Goal: Take the lines from the top down to and including the one with "const caoLabels = [0, 2, 4, 6, 8];" and repeat them exactly. Omit images.

+-------+

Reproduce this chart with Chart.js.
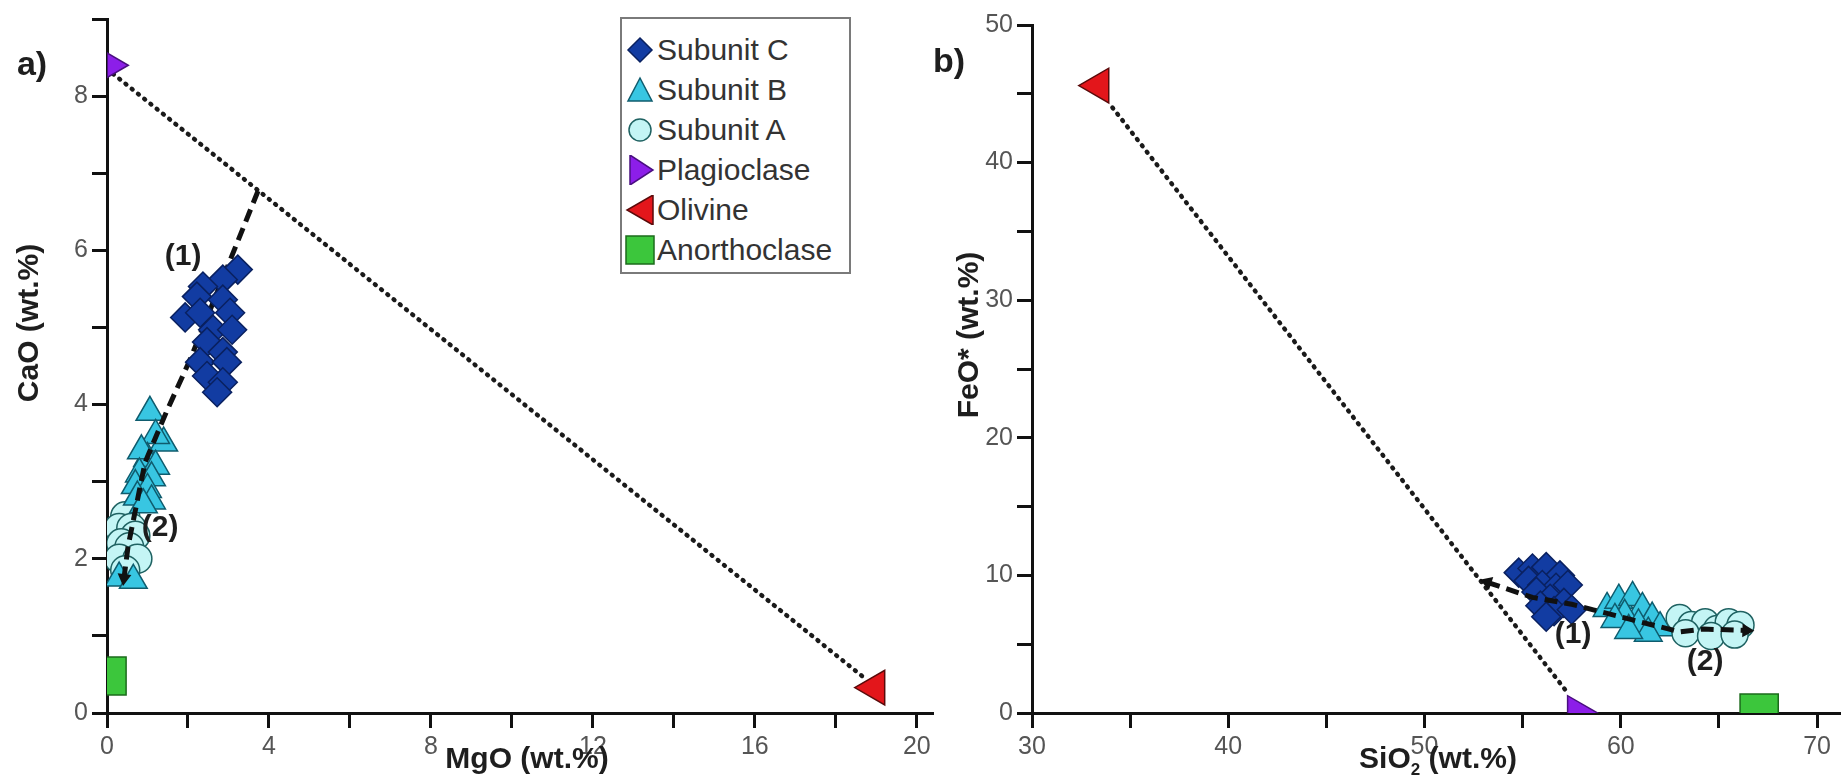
<!DOCTYPE html>
<html>
<head>
<meta charset="utf-8">
<title>CaO vs MgO and FeO* vs SiO2</title>
<script src="https://cdn.jsdelivr.net/npm/chart.js@4.4.1/dist/chart.umd.min.js"></script>
<style>
  html, body { margin: 0; padding: 0; background: #fff; }
  body { position: relative; width: 1843px; height: 783px; overflow: hidden; font-family: "Liberation Sans", Arial, sans-serif; }
  canvas { position: absolute; top: 0; }
  #chartA { left: 0; }
  #chartB { left: 900px; }
  #legend { position: absolute; left: 620px; top: 17px; width: 231px; height: 257px; box-sizing: border-box;
            border: 2px solid #7a7a7a; background: #fff; padding-top: 11px; }
  .row { height: 40px; display: flex; align-items: center; font-size: 30px; color: #333; white-space: nowrap; }
  .row svg { width: 30px; height: 30px; margin-left: 3px; margin-right: 2px; flex: none; }
</style>
</head>
<body>
<canvas id="chartA" width="940" height="783"></canvas>
<canvas id="chartB" width="943" height="783"></canvas>
<div id="legend"></div>
<script>
// ---- panel a) CaO vs MgO (wt.%) ----
const subC_MgO = [3.23, 2.86, 2.37, 2.22, 2.86, 1.93, 2.30, 3.04, 2.62, 3.09, 2.47, 2.86, 2.30, 2.96, 2.47, 2.86, 2.72];
const subC_CaO = [5.75, 5.62, 5.53, 5.40, 5.36, 5.13, 5.19, 5.19, 4.97, 4.97, 4.81, 4.68, 4.55, 4.55, 4.37, 4.29, 4.16];
const subB_MgO = [1.06, 1.40, 1.20, 1.00, 0.85, 1.20, 0.80, 1.10, 0.70, 1.00, 0.75, 1.10, 0.90, 0.30, 0.65];
const subB_CaO = [3.90, 3.50, 3.60, 3.30, 3.40, 3.20, 3.10, 3.05, 2.95, 2.90, 2.80, 2.75, 2.70, 1.75, 1.72];
const subA_MgO = [0.45, 0.30, 0.60, 0.70, 0.35, 0.55, 0.30, 0.75, 0.45];
const subA_CaO = [2.55, 2.40, 2.40, 2.30, 2.20, 2.15, 2.00, 2.00, 1.85];
const minerals = ["Plagioclase", "Olivine", "Anorthoclase"];
const mineral_MgO = [0.18, 18.96, 0];
const mineral_CaO = [8.40, 0.33, 0.48];
const mixA_MgO = [0.15, 18.67];
const mixA_CaO = [8.29, 0.47];
const trendA_MgO = [3.73, 2.05, 1.48, 0.94, 0.52, 0.42];
const trendA_CaO = [6.77, 4.58, 3.92, 3.25, 2.16, 1.75];
const notesA = ["(1)", "(2)"];
const notesA_MgO = [1.88, 1.31];
const notesA_CaO = [5.92, 2.40];
const mgoTicks = [0, 2, 4, 6, 8, 10, 12, 14, 16, 18, 20];
const mgoLabels = [0, 4, 8, 12, 16, 20];
const caoTicks = [0, 1, 2, 3, 4, 5, 6, 7, 8, 9];
const caoLabels = [0, 2, 4, 6, 8];

// ---- panel b) FeO* vs SiO2 (wt.%) ----
const subC_SiO2 = [54.8, 55.5, 56.2, 56.9, 55.3, 56.0, 56.7, 57.3, 55.7, 56.4, 57.1, 55.9, 56.6, 57.5, 56.2];
const subC_FeO = [10.2, 10.5, 10.6, 10.0, 9.6, 9.3, 9.1, 9.3, 8.8, 8.3, 8.0, 7.8, 7.4, 7.5, 7.0];
const subB_SiO2 = [59.3, 59.9, 60.6, 61.1, 60.2, 61.6, 59.7, 60.9, 62.0, 61.4, 60.4];
const subB_FeO = [7.6, 8.2, 8.4, 7.6, 7.1, 6.9, 6.8, 6.4, 6.2, 5.8, 6.0];
const subA_SiO2 = [63.0, 63.6, 64.3, 64.9, 65.5, 66.1, 63.3, 64.6, 65.8];
const subA_FeO = [6.9, 6.4, 6.6, 6.1, 6.6, 6.4, 5.8, 5.6, 5.7];
const mineral_SiO2 = [57.8, 33.4, 67.05];
const mineral_FeO = [0, 45.6, 0];
const mixB_SiO2 = [34.1, 57.3];
const mixB_FeO = [44.0, 1.45];
const trendB_SiO2 = [53.2, 55.5, 57.5, 58.6, 60.5, 63.0, 64.2, 66.4];
const trendB_FeO = [9.5, 8.4, 7.9, 7.5, 6.8, 5.9, 6.1, 6.0];
const notesB = ["(1)", "(2)"];
const notesB_SiO2 = [57.57, 64.3];
const notesB_FeO = [5.67, 3.7];
const sio2Ticks = [30, 35, 40, 45, 50, 55, 60, 65, 70];
const sio2Labels = [30, 40, 50, 60, 70];
const feoTicks = [0, 5, 10, 15, 20, 25, 30, 35, 40, 45, 50];
const feoLabels = [0, 10, 20, 30, 40, 50];

const fontFam = '"Liberation Sans", Arial, sans-serif';
const colC = ["#123ca2", "#0a2160"];
const colB = ["#38c6e2", "#0f5c6e"];
const colA = ["#c4f5f5", "#1f6262"];
const colMin = [["#8c1ee8", "#4a0f80"], ["#e3161b", "#5a0a0a"], ["#3cc63c", "#1b6b1b"]];
const minStyle = ["triangle", "triangle", "rect"];
const minRot = [90, -90, 0];

function pts(xs, ys) {
  return xs.map(function (x, i) {
    return { x: x, y: ys[i] };
  });
}

function markers(label, data, style, col, r, rot, order, clip) {
  const ds = {
    label: label,
    data: data,
    pointStyle: style,
    pointRadius: r,
    pointRotation: rot || 0,
    backgroundColor: col[0],
    borderColor: col[1],
    pointBorderWidth: 1.5,
    order: order,
  };
  if (clip !== undefined) ds.clip = clip;
  return ds;
}

function dotted(data, order) {
  return {
    label: "mix",
    data: data,
    showLine: true,
    borderColor: "#1a1a1a",
    borderWidth: 4.5,
    borderDash: [1, 7],
    borderCapStyle: "round",
    pointRadius: 0,
    order: order,
  };
}

// thick dashed trend, arrowhead drawn as a point
function dashed(data, order, radii, rots) {
  return {
    label: "trend",
    data: data,
    showLine: true,
    borderColor: "#111",
    backgroundColor: "#111",
    borderWidth: 5,
    borderDash: [13, 7],
    pointStyle: "triangle",
    pointRadius: radii,
    pointRotation: rots,
    pointBorderWidth: 0,
    order: order,
  };
}

function axis(min, max, ticks, labels, fit) {
  return {
    type: "linear",
    min: min,
    max: max,
    afterBuildTicks: function (s) {
      s.ticks = ticks.map(function (v) {
        return { value: v };
      });
    },
    afterFit: fit,
    ticks: {
      autoSkip: false,
      maxRotation: 0,
      color: "#555",
      padding: 4,
      font: { family: fontFam, size: 25 },
      callback: function (v) {
        return labels.indexOf(v) >= 0 ? String(v) : "";
      },
    },
    grid: { drawOnChartArea: false, tickLength: 15, tickWidth: 3, tickColor: "#111" },
    border: { display: true, color: "#111", width: 3 },
  };
}

// title made of parts, some of them subscript
function drawParts(ctx, parts, cx, cy) {
  const big = "bold 30px " + fontFam;
  const small = "bold 17px " + fontFam;
  let w = 0;
  parts.forEach(function (p) {
    ctx.font = p[1] ? small : big;
    w += ctx.measureText(p[0]).width;
  });
  let x = cx - w / 2;
  ctx.textAlign = "left";
  parts.forEach(function (p) {
    ctx.font = p[1] ? small : big;
    ctx.fillText(p[0], x, p[1] ? cy + 10 : cy);
    x += ctx.measureText(p[0]).width;
  });
}

const textPlugin = {
  id: "panelText",
  afterDraw: function (chart, args, o) {
    const ctx = chart.ctx;
    const xs = chart.scales.x;
    const ys = chart.scales.y;
    ctx.save();
    ctx.fillStyle = "#1e1e1e";
    ctx.textAlign = "center";
    ctx.textBaseline = "middle";
    ctx.font = "bold 30px " + fontFam;
    o.notes.forEach(function (n, i) {
      ctx.fillText(n, xs.getPixelForValue(o.noteX[i]), ys.getPixelForValue(o.noteY[i]));
    });
    ctx.font = "bold 34px " + fontFam;
    ctx.fillText(o.panel, o.panelPos[0], o.panelPos[1]);
    drawParts(ctx, o.xTitle, o.xTitlePos[0], o.xTitlePos[1]);
    ctx.translate(o.yTitlePos[0], o.yTitlePos[1]);
    ctx.rotate(-Math.PI / 2);
    drawParts(ctx, o.yTitle, 0, 0);
    ctx.restore();
  },
};

function baseOptions(scales, padding, texts) {
  return {
    responsive: false,
    animation: false,
    layout: { padding: padding, autoPadding: false },
    scales: scales,
    plugins: {
      legend: { display: false },
      tooltip: { enabled: false },
      panelText: texts,
    },
  };
}

// ---- chart a ----
const dataA = [
  markers(minerals[2], [{ x: mineral_MgO[2], y: mineral_CaO[2] }], minStyle[2], colMin[2], 27, minRot[2], 0, 0),
  markers(minerals[1], [{ x: mineral_MgO[1], y: mineral_CaO[1] }], minStyle[1], colMin[1], 20, minRot[1], 1),
  markers(minerals[0], [{ x: mineral_MgO[0], y: mineral_CaO[0] }], minStyle[0], colMin[0], 14, minRot[0], 2),
  markers("Subunit C", pts(subC_MgO, subC_CaO), "rectRot", colC, 14.5, 0, 3),
  dashed(pts(trendA_MgO, trendA_CaO), 4, [0, 0, 0, 0, 0, 8], [0, 0, 0, 0, 0, 187]),
  markers("Subunit B", pts(subB_MgO, subB_CaO), "triangle", colB, 16, 0, 5),
  markers("Subunit A", pts(subA_MgO, subA_CaO), "circle", colA, 14.5, 0, 6),
  dotted(pts(mixA_MgO, mixA_CaO), 7),
];

new Chart(document.getElementById("chartA"), {
  type: "scatter",
  data: { datasets: dataA },
  options: baseOptions(
    {
      x: axis(0, 20.4, mgoTicks, mgoLabels, function (s) { s.height = 70; }),
      y: axis(0, 9, caoTicks, caoLabels, function (s) { s.width = 107; }),
    },
    { top: 18, right: 7, bottom: 0, left: 0 },
    {
      notes: notesA, noteX: notesA_MgO, noteY: notesA_CaO,
      panel: "a)", panelPos: [32, 66],
      xTitle: [["MgO (wt.%)", false]], xTitlePos: [527, 760],
      yTitle: [["CaO (wt.%)", false]], yTitlePos: [30, 323],
    }
  ),
  plugins: [textPlugin],
});

// ---- chart b ----
const dataB = [
  dashed(pts(trendB_SiO2, trendB_FeO), 0, [8, 0, 0, 0, 0, 0, 0, 8], [288, 0, 0, 0, 0, 0, 0, 92]),
  markers(minerals[2], [{ x: mineral_SiO2[2], y: mineral_FeO[2] }], minStyle[2], colMin[2], 27, minRot[2], 1, 0),
  markers(minerals[1], [{ x: mineral_SiO2[1], y: mineral_FeO[1] }], minStyle[1], colMin[1], 20, minRot[1], 2),
  markers(minerals[0], [{ x: mineral_SiO2[0], y: mineral_FeO[0] }], minStyle[0], colMin[0], 20, minRot[0], 3, 0),
  markers("Subunit A", pts(subA_SiO2, subA_FeO), "circle", colA, 13.5, 0, 4),
  markers("Subunit B", pts(subB_SiO2, subB_FeO), "triangle", colB, 16, 0, 5),
  markers("Subunit C", pts(subC_SiO2, subC_FeO), "rectRot", colC, 14.5, 0, 6),
  dotted(pts(mixB_SiO2, mixB_FeO), 7),
];

new Chart(document.getElementById("chartB"), {
  type: "scatter",
  data: { datasets: dataB },
  options: baseOptions(
    {
      x: axis(30, 71.2, sio2Ticks, sio2Labels, function (s) { s.height = 70; }),
      y: axis(0, 50, feoTicks, feoLabels, function (s) { s.width = 132; }),
    },
    { top: 25, right: 2.4, bottom: 0, left: 0 },
    {
      notes: notesB, noteX: notesB_SiO2, noteY: notesB_FeO,
      panel: "b)", panelPos: [49, 63],
      xTitle: [["SiO", false], ["2", true], [" (wt.%)", false]], xTitlePos: [538, 760],
      yTitle: [["FeO* (wt.%)", false]], yTitlePos: [70, 335],
    }
  ),
  plugins: [textPlugin],
});

// ---- legend box ----
const legendNames = ["Subunit C", "Subunit B", "Subunit A", "Plagioclase", "Olivine", "Anorthoclase"];
const legendCols = [colC, colB, colA, colMin[0], colMin[1], colMin[2]];
const legendShapes = [
  '<polygon points="15,3 27,15 15,27 3,15"',
  '<polygon points="15,3 27,26 3,26"',
  '<circle cx="15" cy="15" r="11"',
  '<polygon points="5,0 28,15 5,30"',
  '<polygon points="28,0 28,30 2,15"',
  '<rect x="1" y="1" width="28" height="28"',
];
let html = "";
for (let i = 0; i < legendNames.length; i++) {
  html +=
    '<div class="row"><svg viewBox="0 0 30 30">' +
    legendShapes[i] +
    ' fill="' + legendCols[i][0] + '" stroke="' + legendCols[i][1] + '" stroke-width="1.5"/></svg>' +
    "<span>" + legendNames[i] + "</span></div>";
}
document.getElementById("legend").innerHTML = html;
</script>
</body>
</html>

+-------+

Full response:
Reproduce this chart with Chart.js.
<!DOCTYPE html>
<html>
<head>
<meta charset="utf-8">
<title>CaO vs MgO and FeO* vs SiO2</title>
<script src="https://cdn.jsdelivr.net/npm/chart.js@4.4.1/dist/chart.umd.min.js"></script>
<style>
  html, body { margin: 0; padding: 0; background: #fff; }
  body { position: relative; width: 1843px; height: 783px; overflow: hidden; font-family: "Liberation Sans", Arial, sans-serif; }
  canvas { position: absolute; top: 0; }
  #chartA { left: 0; }
  #chartB { left: 900px; }
  #legend { position: absolute; left: 620px; top: 17px; width: 231px; height: 257px; box-sizing: border-box;
            border: 2px solid #7a7a7a; background: #fff; padding-top: 11px; }
  .row { height: 40px; display: flex; align-items: center; font-size: 30px; color: #333; white-space: nowrap; }
  .row svg { width: 30px; height: 30px; margin-left: 3px; margin-right: 2px; flex: none; }
</style>
</head>
<body>
<canvas id="chartA" width="940" height="783"></canvas>
<canvas id="chartB" width="943" height="783"></canvas>
<div id="legend"></div>
<script>
// ---- panel a) CaO vs MgO (wt.%) ----
const subC_MgO = [3.23, 2.86, 2.37, 2.22, 2.86, 1.93, 2.30, 3.04, 2.62, 3.09, 2.47, 2.86, 2.30, 2.96, 2.47, 2.86, 2.72];
const subC_CaO = [5.75, 5.62, 5.53, 5.40, 5.36, 5.13, 5.19, 5.19, 4.97, 4.97, 4.81, 4.68, 4.55, 4.55, 4.37, 4.29, 4.16];
const subB_MgO = [1.06, 1.40, 1.20, 1.00, 0.85, 1.20, 0.80, 1.10, 0.70, 1.00, 0.75, 1.10, 0.90, 0.30, 0.65];
const subB_CaO = [3.90, 3.50, 3.60, 3.30, 3.40, 3.20, 3.10, 3.05, 2.95, 2.90, 2.80, 2.75, 2.70, 1.75, 1.72];
const subA_MgO = [0.45, 0.30, 0.60, 0.70, 0.35, 0.55, 0.30, 0.75, 0.45];
const subA_CaO = [2.55, 2.40, 2.40, 2.30, 2.20, 2.15, 2.00, 2.00, 1.85];
const minerals = ["Plagioclase", "Olivine", "Anorthoclase"];
const mineral_MgO = [0.18, 18.96, 0];
const mineral_CaO = [8.40, 0.33, 0.48];
const mixA_MgO = [0.15, 18.67];
const mixA_CaO = [8.29, 0.47];
const trendA_MgO = [3.73, 2.05, 1.48, 0.94, 0.52, 0.42];
const trendA_CaO = [6.77, 4.58, 3.92, 3.25, 2.16, 1.75];
const notesA = ["(1)", "(2)"];
const notesA_MgO = [1.88, 1.31];
const notesA_CaO = [5.92, 2.40];
const mgoTicks = [0, 2, 4, 6, 8, 10, 12, 14, 16, 18, 20];
const mgoLabels = [0, 4, 8, 12, 16, 20];
const caoTicks = [0, 1, 2, 3, 4, 5, 6, 7, 8, 9];
const caoLabels = [0, 2, 4, 6, 8];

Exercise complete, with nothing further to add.